* **Short problem**
Quote, verbatim, all material below, without pictures.

* **Information shown**
[START]

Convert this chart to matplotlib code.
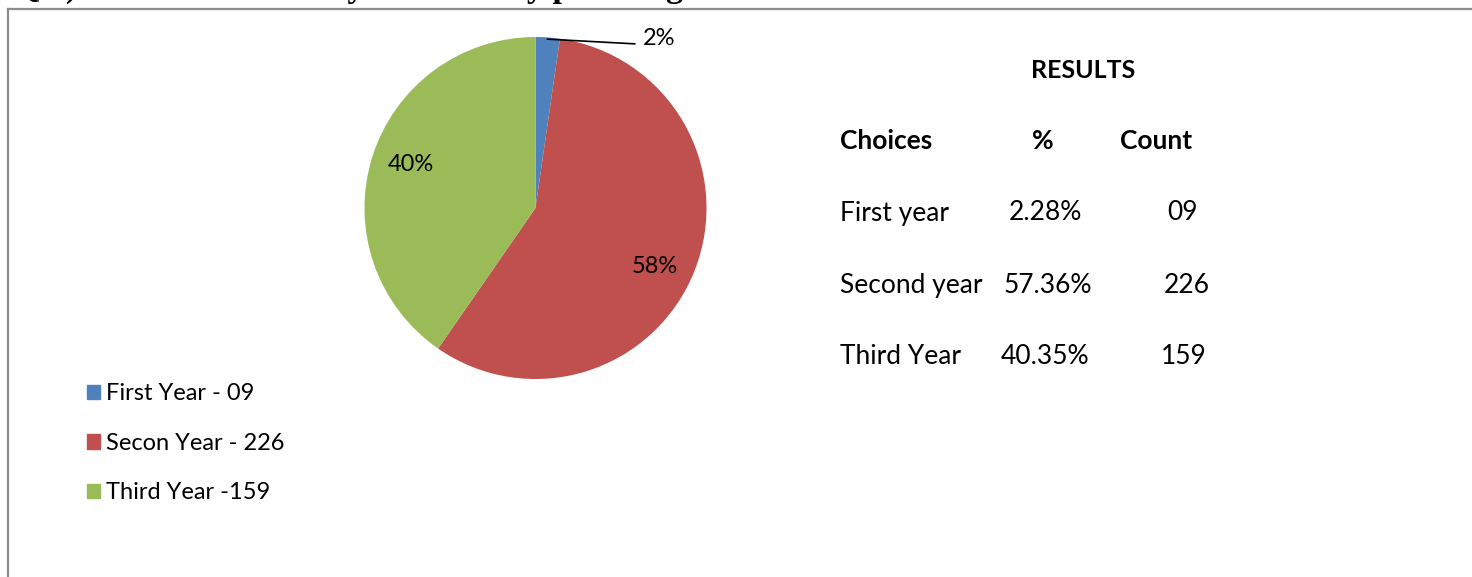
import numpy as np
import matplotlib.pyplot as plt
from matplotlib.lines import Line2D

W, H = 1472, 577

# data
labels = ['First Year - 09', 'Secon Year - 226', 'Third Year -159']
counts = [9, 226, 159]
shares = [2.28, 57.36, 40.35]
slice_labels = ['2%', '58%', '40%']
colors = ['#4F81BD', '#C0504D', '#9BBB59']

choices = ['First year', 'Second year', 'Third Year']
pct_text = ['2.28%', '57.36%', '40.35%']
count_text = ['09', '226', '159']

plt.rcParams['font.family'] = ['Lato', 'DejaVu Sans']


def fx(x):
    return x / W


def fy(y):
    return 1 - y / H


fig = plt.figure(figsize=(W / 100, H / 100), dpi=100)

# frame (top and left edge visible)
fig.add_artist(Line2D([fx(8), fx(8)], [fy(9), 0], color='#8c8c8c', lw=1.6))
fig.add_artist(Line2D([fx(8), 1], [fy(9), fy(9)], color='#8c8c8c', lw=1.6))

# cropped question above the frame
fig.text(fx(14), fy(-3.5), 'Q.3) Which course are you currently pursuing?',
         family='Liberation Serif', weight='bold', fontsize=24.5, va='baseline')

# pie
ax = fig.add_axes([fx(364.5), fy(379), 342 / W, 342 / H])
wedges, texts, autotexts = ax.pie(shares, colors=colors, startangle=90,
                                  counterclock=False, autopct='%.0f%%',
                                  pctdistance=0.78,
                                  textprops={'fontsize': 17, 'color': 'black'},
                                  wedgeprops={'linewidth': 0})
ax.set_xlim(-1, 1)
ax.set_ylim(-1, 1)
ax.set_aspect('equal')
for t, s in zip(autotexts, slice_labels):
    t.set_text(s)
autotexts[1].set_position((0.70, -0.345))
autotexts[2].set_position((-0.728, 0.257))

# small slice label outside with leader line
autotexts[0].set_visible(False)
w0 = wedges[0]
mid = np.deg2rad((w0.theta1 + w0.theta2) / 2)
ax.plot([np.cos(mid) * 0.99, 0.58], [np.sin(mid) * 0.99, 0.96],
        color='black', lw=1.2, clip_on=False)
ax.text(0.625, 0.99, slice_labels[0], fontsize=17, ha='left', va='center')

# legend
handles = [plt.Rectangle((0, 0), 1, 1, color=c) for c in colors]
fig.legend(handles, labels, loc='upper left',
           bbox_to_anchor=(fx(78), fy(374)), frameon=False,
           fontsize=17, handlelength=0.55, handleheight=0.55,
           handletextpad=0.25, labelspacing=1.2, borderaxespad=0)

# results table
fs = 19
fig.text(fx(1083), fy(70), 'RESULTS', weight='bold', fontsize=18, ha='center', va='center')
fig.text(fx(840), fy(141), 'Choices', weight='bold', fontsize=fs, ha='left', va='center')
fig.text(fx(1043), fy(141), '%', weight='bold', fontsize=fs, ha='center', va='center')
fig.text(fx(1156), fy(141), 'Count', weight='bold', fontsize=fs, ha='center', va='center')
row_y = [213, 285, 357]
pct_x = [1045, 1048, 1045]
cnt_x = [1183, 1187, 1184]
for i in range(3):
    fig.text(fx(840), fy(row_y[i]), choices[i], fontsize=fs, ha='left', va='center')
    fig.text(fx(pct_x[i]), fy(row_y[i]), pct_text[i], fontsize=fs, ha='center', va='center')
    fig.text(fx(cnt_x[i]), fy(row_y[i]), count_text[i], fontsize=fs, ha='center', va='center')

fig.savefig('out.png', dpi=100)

[END]

* **Full answer**
Convert this chart to matplotlib code.
import numpy as np
import matplotlib.pyplot as plt
from matplotlib.lines import Line2D

W, H = 1472, 577

# data
labels = ['First Year - 09', 'Secon Year - 226', 'Third Year -159']
counts = [9, 226, 159]
shares = [2.28, 57.36, 40.35]
slice_labels = ['2%', '58%', '40%']
colors = ['#4F81BD', '#C0504D', '#9BBB59']

choices = ['First year', 'Second year', 'Third Year']
pct_text = ['2.28%', '57.36%', '40.35%']
count_text = ['09', '226', '159']

plt.rcParams['font.family'] = ['Lato', 'DejaVu Sans']


def fx(x):
    return x / W


def fy(y):
    return 1 - y / H


fig = plt.figure(figsize=(W / 100, H / 100), dpi=100)

# frame (top and left edge visible)
fig.add_artist(Line2D([fx(8), fx(8)], [fy(9), 0], color='#8c8c8c', lw=1.6))
fig.add_artist(Line2D([fx(8), 1], [fy(9), fy(9)], color='#8c8c8c', lw=1.6))

# cropped question above the frame
fig.text(fx(14), fy(-3.5), 'Q.3) Which course are you currently pursuing?',
         family='Liberation Serif', weight='bold', fontsize=24.5, va='baseline')

# pie
ax = fig.add_axes([fx(364.5), fy(379), 342 / W, 342 / H])
wedges, texts, autotexts = ax.pie(shares, colors=colors, startangle=90,
                                  counterclock=False, autopct='%.0f%%',
                                  pctdistance=0.78,
                                  textprops={'fontsize': 17, 'color': 'black'},
                                  wedgeprops={'linewidth': 0})
ax.set_xlim(-1, 1)
ax.set_ylim(-1, 1)
ax.set_aspect('equal')
for t, s in zip(autotexts, slice_labels):
    t.set_text(s)
autotexts[1].set_position((0.70, -0.345))
autotexts[2].set_position((-0.728, 0.257))

# small slice label outside with leader line
autotexts[0].set_visible(False)
w0 = wedges[0]
mid = np.deg2rad((w0.theta1 + w0.theta2) / 2)
ax.plot([np.cos(mid) * 0.99, 0.58], [np.sin(mid) * 0.99, 0.96],
        color='black', lw=1.2, clip_on=False)
ax.text(0.625, 0.99, slice_labels[0], fontsize=17, ha='left', va='center')

# legend
handles = [plt.Rectangle((0, 0), 1, 1, color=c) for c in colors]
fig.legend(handles, labels, loc='upper left',
           bbox_to_anchor=(fx(78), fy(374)), frameon=False,
           fontsize=17, handlelength=0.55, handleheight=0.55,
           handletextpad=0.25, labelspacing=1.2, borderaxespad=0)

# results table
fs = 19
fig.text(fx(1083), fy(70), 'RESULTS', weight='bold', fontsize=18, ha='center', va='center')
fig.text(fx(840), fy(141), 'Choices', weight='bold', fontsize=fs, ha='left', va='center')
fig.text(fx(1043), fy(141), '%', weight='bold', fontsize=fs, ha='center', va='center')
fig.text(fx(1156), fy(141), 'Count', weight='bold', fontsize=fs, ha='center', va='center')
row_y = [213, 285, 357]
pct_x = [1045, 1048, 1045]
cnt_x = [1183, 1187, 1184]
for i in range(3):
    fig.text(fx(840), fy(row_y[i]), choices[i], fontsize=fs, ha='left', va='center')
    fig.text(fx(pct_x[i]), fy(row_y[i]), pct_text[i], fontsize=fs, ha='center', va='center')
    fig.text(fx(cnt_x[i]), fy(row_y[i]), count_text[i], fontsize=fs, ha='center', va='center')

fig.savefig('out.png', dpi=100)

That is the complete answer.